Les folies de l’amour, l’état de ce jeune homme, la situation du père, les paroles de cette maman morte, toute une vie, toute une histoire filait devant moi; et, au lieu de continuer la lecture, je décide de me reposer car, je pensais dorénavant à ce père, et me demandais s’il savait ou pas. Adam, m’avait-il raconté la suite? 

« Le docteur me demandait de réfléchir, de voir si l’une de mes sœurs serait prête à donner un rein; et si par hasard Anna ou Janine n’étaient-elles pas aussi les filles de mon papa?!

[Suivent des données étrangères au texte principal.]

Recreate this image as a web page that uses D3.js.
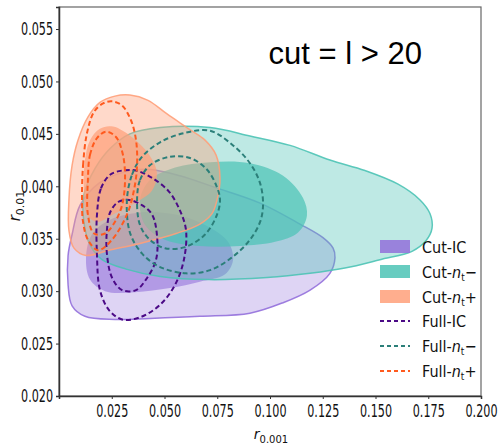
<!DOCTYPE html>
<html>
<head>
<meta charset="utf-8">
<script src="https://cdn.jsdelivr.net/npm/d3@7"></script>
<style>
  html, body { margin: 0; padding: 0; background: #fff; }
  svg { display: block; }
</style>
</head>
<body>
<svg id="chart" width="502" height="445"></svg>
<script>
// Axis ticks
const xTicks = [0.025, 0.050, 0.075, 0.100, 0.125, 0.150, 0.175, 0.200];
const yTicks = [0.020, 0.025, 0.030, 0.035, 0.040, 0.045, 0.050, 0.055];

// Credible-region contours in (r_0.001, r_0.01); outer = 95%, inner = 68%
const cutICOuter = [
  [0.0062,0.0354],[0.0100,0.0382],[0.0190,0.0403],[0.0318,0.0414],[0.0431,0.0416],
  [0.0573,0.0410],[0.0739,0.0399],[0.0953,0.0384],[0.1142,0.0364],[0.1251,0.0351],
  [0.1299,0.0341],[0.1308,0.0332],[0.1284,0.0317],[0.1190,0.0301],[0.1062,0.0289],
  [0.0905,0.0279],[0.0668,0.0276],[0.0431,0.0274],[0.0265,0.0273],[0.0123,0.0276],
  [0.0062,0.0286],[0.0043,0.0306],[0.0043,0.0334]
];
const cutICInner = [
  [0.0128,0.0332],[0.0156,0.0354],[0.0242,0.0368],[0.0384,0.0375],[0.0550,0.0373],
  [0.0692,0.0363],[0.0801,0.0347],[0.0825,0.0330],[0.0787,0.0316],[0.0668,0.0309],
  [0.0526,0.0303],[0.0360,0.0299],[0.0218,0.0300],[0.0147,0.0311]
];
const cutNtMinusOuter = [
  [0.0118,0.0392],[0.0171,0.0417],[0.0242,0.0436],[0.0336,0.0450],[0.0479,0.0456],
  [0.0716,0.0456],[0.0905,0.0448],[0.1095,0.0439],[0.1284,0.0425],[0.1450,0.0415],
  [0.1607,0.0402],[0.1711,0.0387],[0.1758,0.0374],[0.1768,0.0360],[0.1739,0.0348],
  [0.1673,0.0338],[0.1521,0.0330],[0.1355,0.0322],[0.1190,0.0317],[0.0986,0.0313],
  [0.0711,0.0311],[0.0479,0.0314],[0.0318,0.0321],[0.0204,0.0330],[0.0147,0.0344],
  [0.0118,0.0366]
];
const cutNtMinusInner = [
  [0.0384,0.0387],[0.0431,0.0406],[0.0550,0.0418],[0.0716,0.0423],[0.0905,0.0422],
  [0.1062,0.0410],[0.1156,0.0389],[0.1175,0.0372],[0.1133,0.0356],[0.1024,0.0347],
  [0.0858,0.0343],[0.0668,0.0343],[0.0502,0.0349],[0.0408,0.0363]
];
const cutNtPlusOuter = [
  [0.0047,0.0387],[0.0062,0.0420],[0.0090,0.0444],[0.0137,0.0466],[0.0194,0.0480],
  [0.0265,0.0486],[0.0336,0.0487],[0.0422,0.0482],[0.0512,0.0469],[0.0621,0.0454],
  [0.0692,0.0444],[0.0744,0.0430],[0.0763,0.0408],[0.0749,0.0387],[0.0725,0.0374],
  [0.0668,0.0364],[0.0555,0.0355],[0.0393,0.0346],[0.0237,0.0339],[0.0128,0.0334],
  [0.0071,0.0341],[0.0047,0.0358]
];
const cutNtPlusInner = [
  [0.0123,0.0425],[0.0147,0.0444],[0.0194,0.0455],[0.0256,0.0457],[0.0351,0.0446],
  [0.0431,0.0429],[0.0464,0.0413],[0.0441,0.0396],[0.0360,0.0384],[0.0265,0.0374],
  [0.0180,0.0366],[0.0133,0.0373],[0.0118,0.0396]
];
const fullICOuter = [
  [0.0180,0.0373],[0.0199,0.0398],[0.0242,0.0411],[0.0299,0.0415],[0.0365,0.0415],
  [0.0441,0.0408],[0.0521,0.0395],[0.0573,0.0377],[0.0602,0.0358],[0.0592,0.0330],
  [0.0550,0.0306],[0.0479,0.0287],[0.0384,0.0275],[0.0299,0.0273],[0.0237,0.0282],
  [0.0194,0.0301],[0.0180,0.0334]
];
const fullICInner = [
  [0.0242,0.0375],[0.0280,0.0385],[0.0332,0.0387],[0.0393,0.0382],[0.0441,0.0373],
  [0.0464,0.0354],[0.0460,0.0330],[0.0412,0.0311],[0.0365,0.0301],[0.0299,0.0301],
  [0.0251,0.0313],[0.0227,0.0336],[0.0227,0.0358]
];
const fullNtMinusOuter = [
  [0.0322,0.0387],[0.0346,0.0411],[0.0393,0.0428],[0.0479,0.0442],[0.0597,0.0451],
  [0.0716,0.0453],[0.0825,0.0439],[0.0905,0.0422],[0.0953,0.0403],[0.0967,0.0382],
  [0.0953,0.0366],[0.0905,0.0349],[0.0825,0.0333],[0.0716,0.0320],[0.0602,0.0317],
  [0.0479,0.0323],[0.0393,0.0336],[0.0336,0.0356]
];
const fullNtMinusInner = [
  [0.0370,0.0387],[0.0384,0.0406],[0.0431,0.0420],[0.0521,0.0428],[0.0621,0.0427],
  [0.0701,0.0416],[0.0749,0.0399],[0.0763,0.0387],[0.0749,0.0373],[0.0692,0.0354],
  [0.0597,0.0342],[0.0502,0.0341],[0.0431,0.0349],[0.0384,0.0363]
];
const fullNtPlusOuter = [
  [0.0109,0.0387],[0.0114,0.0420],[0.0133,0.0451],[0.0166,0.0471],[0.0209,0.0479],
  [0.0251,0.0481],[0.0299,0.0477],[0.0341,0.0463],[0.0365,0.0444],[0.0370,0.0420],
  [0.0355,0.0396],[0.0322,0.0373],[0.0251,0.0349],[0.0185,0.0339],[0.0137,0.0349],
  [0.0114,0.0366]
];
const fullNtPlusInner = [
  [0.0137,0.0406],[0.0147,0.0430],[0.0180,0.0446],[0.0223,0.0452],[0.0270,0.0447],
  [0.0303,0.0430],[0.0313,0.0406],[0.0299,0.0382],[0.0265,0.0366],[0.0218,0.0355],
  [0.0166,0.0355],[0.0137,0.0373]
];

const legendNames = ["Cut-IC", "Cut-nt\u2212", "Cut-nt+", "Full-IC", "Full-nt\u2212", "Full-nt+"];

const colIC = "#9370db", colMinus = "#4cc3b5", colPlus = "#ffa07a";
const dashIC = "#4b0a86", dashMinus = "#2b7f79", dashPlus = "#ff5a1e";

const svg = d3.select("#chart");
const W = 502, H = 445;
const m = { left: 59, right: 21, top: 7, bottom: 49 };

const x = d3.scaleLinear().domain([0, 0.2]).range([m.left, W - m.right]);
const y = d3.scaleLinear().domain([0.020, 0.0571]).range([H - m.bottom, m.top]);

const line = d3.line().x(d => x(d[0])).y(d => y(d[1])).curve(d3.curveCatmullRomClosed.alpha(0.5));

svg.append("defs").append("clipPath").attr("id", "plotclip")
  .append("rect").attr("x", m.left).attr("y", m.top)
  .attr("width", W - m.left - m.right).attr("height", H - m.top - m.bottom);

const plot = svg.append("g").attr("clip-path", "url(#plotclip)");

// Filled regions, one model after another
const filled = [
  { outer: cutICOuter, inner: cutICInner, color: colIC, oa: 0.30, ia: 0.58 },
  { outer: cutNtMinusOuter, inner: cutNtMinusInner, color: colMinus, oa: 0.36, ia: 0.72 },
  { outer: cutNtPlusOuter, inner: cutNtPlusInner, color: colPlus, oa: 0.40, ia: 0.72 }
];
filled.forEach(f => {
  plot.append("path").attr("d", line(f.outer))
    .attr("fill", f.color).attr("fill-opacity", f.oa).attr("stroke", "none");
  plot.append("path").attr("d", line(f.inner))
    .attr("fill", f.color).attr("fill-opacity", f.ia).attr("stroke", "none");
  plot.append("path").attr("d", line(f.outer))
    .attr("fill", "none").attr("stroke", f.color).attr("stroke-width", 1.5).attr("stroke-opacity", 0.9);
});

// Dashed contours of the full-sky runs
const dashed = [
  { c: fullICOuter, color: dashIC }, { c: fullICInner, color: dashIC },
  { c: fullNtMinusOuter, color: dashMinus }, { c: fullNtMinusInner, color: dashMinus },
  { c: fullNtPlusOuter, color: dashPlus }, { c: fullNtPlusInner, color: dashPlus }
];
dashed.forEach(d => {
  plot.append("path").attr("d", line(d.c))
    .attr("fill", "none").attr("stroke", d.color).attr("stroke-width", 2)
    .attr("stroke-dasharray", "5,3");
});

// Frame
svg.append("rect").attr("x", m.left).attr("y", m.top)
  .attr("width", W - m.left - m.right).attr("height", H - m.top - m.bottom)
  .attr("fill", "none").attr("stroke", "#666").attr("stroke-width", 1.2);

const tickFont = "'Liberation Sans Narrow','DejaVu Sans Condensed','Liberation Sans',Arial,sans-serif";

const yAxis = svg.append("g").attr("transform", `translate(${m.left},0)`)
  .call(d3.axisLeft(y).tickValues(yTicks).tickFormat(d3.format(".3f")).tickSize(3).tickPadding(3));
const xAxis = svg.append("g").attr("transform", `translate(0,${H - m.bottom})`)
  .call(d3.axisBottom(x).tickValues(xTicks).tickFormat(d3.format(".3f")).tickSize(3).tickPadding(5));

// Narrow tick labels: squeeze each label horizontally to a fixed width
function narrow(sel, width) {
  sel.each(function () {
    const t = d3.select(this);
    const len = this.getComputedTextLength();
    const sx = len > width ? width / len : 1;
    const x0 = +t.attr("x") || 0;
    t.attr("x", x0 / sx).attr("transform", `scale(${sx},1)`);
  });
}
[yAxis, xAxis].forEach(a => {
  a.select(".domain").attr("stroke", "#333").attr("stroke-width", 1.5);
  a.selectAll(".tick line").attr("stroke", "#333");
  a.selectAll(".tick text").attr("font-family", tickFont).attr("font-size", 18).attr("fill", "#111");
  narrow(a.selectAll(".tick text"), 32);
});

// Axis labels
const xl = svg.append("text").attr("x", 271).attr("y", 439).attr("text-anchor", "middle")
  .attr("font-family", "'DejaVu Sans',sans-serif").attr("font-size", 14).attr("fill", "#111");
xl.append("tspan").attr("font-style", "italic").text("r");
xl.append("tspan").attr("font-size", 10).attr("dy", 4).text("0.001");

const yl = svg.append("text").attr("transform", "translate(20,206) rotate(-90)").attr("text-anchor", "middle")
  .attr("font-family", "'DejaVu Sans',sans-serif").attr("font-size", 15).attr("fill", "#111");
yl.append("tspan").attr("font-style", "italic").text("r");
yl.append("tspan").attr("font-size", 11).attr("dy", 4).text("0.01");

// Title inside the panel
svg.append("text").attr("x", 422).attr("y", 64).attr("text-anchor", "end")
  .attr("font-family", "'Liberation Sans',Arial,sans-serif").attr("font-size", 31).attr("fill", "#000")
  .text("cut = l > 20");

// Legend
const legend = svg.append("g");
const rowY = [246.5, 271.5, 296.5, 321, 346, 371];
const legendItems = [
  { kind: "patch", color: colIC, main: "Cut-IC" },
  { kind: "patch", color: colMinus, main: "Cut-", sup: "\u2212" },
  { kind: "patch", color: colPlus, main: "Cut-", sup: "+" },
  { kind: "dash", color: dashIC, main: "Full-IC" },
  { kind: "dash", color: dashMinus, main: "Full-", sup: "\u2212" },
  { kind: "dash", color: dashPlus, main: "Full-", sup: "+" }
];
legendItems.forEach((it, i) => {
  const cy = rowY[i];
  if (it.kind === "patch") {
    legend.append("rect").attr("x", 380).attr("y", cy - 6.5).attr("width", 30).attr("height", 13)
      .attr("fill", it.color).attr("fill-opacity", 0.85);
  } else {
    legend.append("line").attr("x1", 380).attr("x2", 410).attr("y1", cy).attr("y2", cy)
      .attr("stroke", it.color).attr("stroke-width", 2).attr("stroke-dasharray", "4,3");
  }
  const t = legend.append("text").attr("x", 422).attr("y", cy + 6)
    .attr("font-family", tickFont).attr("font-size", 16).attr("fill", "#111")
    .attr("data-name", legendNames[i]);
  t.append("tspan").text(it.main);
  if (it.sup) {
    t.append("tspan").attr("font-style", "italic").text("n");
    t.append("tspan").attr("font-size", 10).attr("dy", 3).text("t");
    t.append("tspan").attr("dy", -3).text(it.sup);
  }
});
</script>
</body>
</html>
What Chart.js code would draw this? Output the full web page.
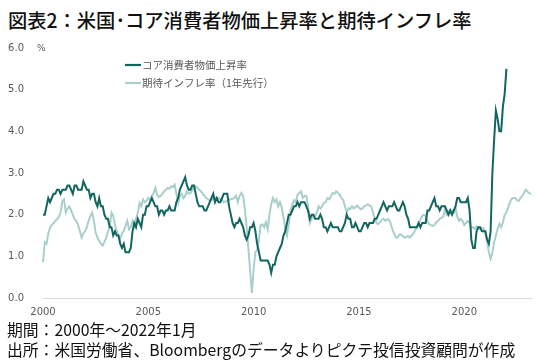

Une infirmière vient nous annoncer que mon père est réveillé et qu’il était possible de le voir pour un moment. J’entre seul, je lui tiens la main, il me regarde avec une tendresse que je côtoie depuis mon jeune âge, et, sa main dans la mienne, j’ose lui demander: papa, tu savais?

On s’attend à tout sauf à ceci: oui, et tu es mon préféré à moi aussi, parce que je ne voyais l’amour dans ses yeux que lorsqu’elle te regardait, lorsqu’elle parlait de toi, lorsqu’elle t’a pris la première fois dans ses bras ». 

Bon, c’est la fête des pères et je m’efforce à ne pas pleurer, mais là … 

« Madame, ma sœur Janine a fini par lui donner un rein, elle avait une forte compatibilité. Quand papa était rentré, je ne pouvais pas le regarder dans les yeux, j’avais honte. Je ne savais pas quoi lui dire. Jusqu’au jour où il m’appelle, me prépare un thé et me dit: tu m’écoutes bien, tu es mon fils, c’est moi qui t’ai élevé, je sais que tu es troublé mais crois moi, je suis fier de toi, tu me rappelles ta mère et tu es la preuve vivante du vrai amour. Alors si tu acceptes, j’aimerai bien que tu restes mon fils.

 Papa, comment fais-tu ? Sais-tu au moins qui est ce Jonathan?

 Si cela t’intéresse, on ira le trouver ensemble. Moi, je connais Liliane (alors la maman s’appelait Liliane) et Adam. Jonathan ou pas, cela n’ajoute aucune importance à mon être. Ta mère est une femme de valeur, elle avait ses faiblesses comme tout le monde et elle m’aimait à sa manière. C’était mon choix de la quitter ou pas. Et comme je ne pouvais vivre sans elle, j’ai pris la décision de me dédier à cette belle famille sans lui poser des questions. Un homme agit et ne se lamente pas. Voilà c’est aussi simple que ça. Et puis Anna est arrivée et je savais au préalable que ta mère tenait à nous parce qu’elle vivait dans des ailleurs qui lui plaisaient, sans nous quitter afin de matérialiser ses désirs et pour ce, je la respectais énormément, je vénérais le sacrifice qu’elle s’était infligée, pendant que d’autres mettaient de coté leurs enfants au dépend d’un amour finalement éphémère ».

 Ah là là ce papa!

 « Madame, je ne suis pas allé à la recherche de Jonathan, moi mon père, je sais très bien c’est qui »! 

L’email prend fin sur ces mots. Ce père, j’ai envie de le connaitre, de mettre une image concrète à celle que j’imagine, de donner une voix aux paroles que j’ai entendues dans cette lettre. Et au final, de lui demander à lui, comment peut-on aimer ainsi?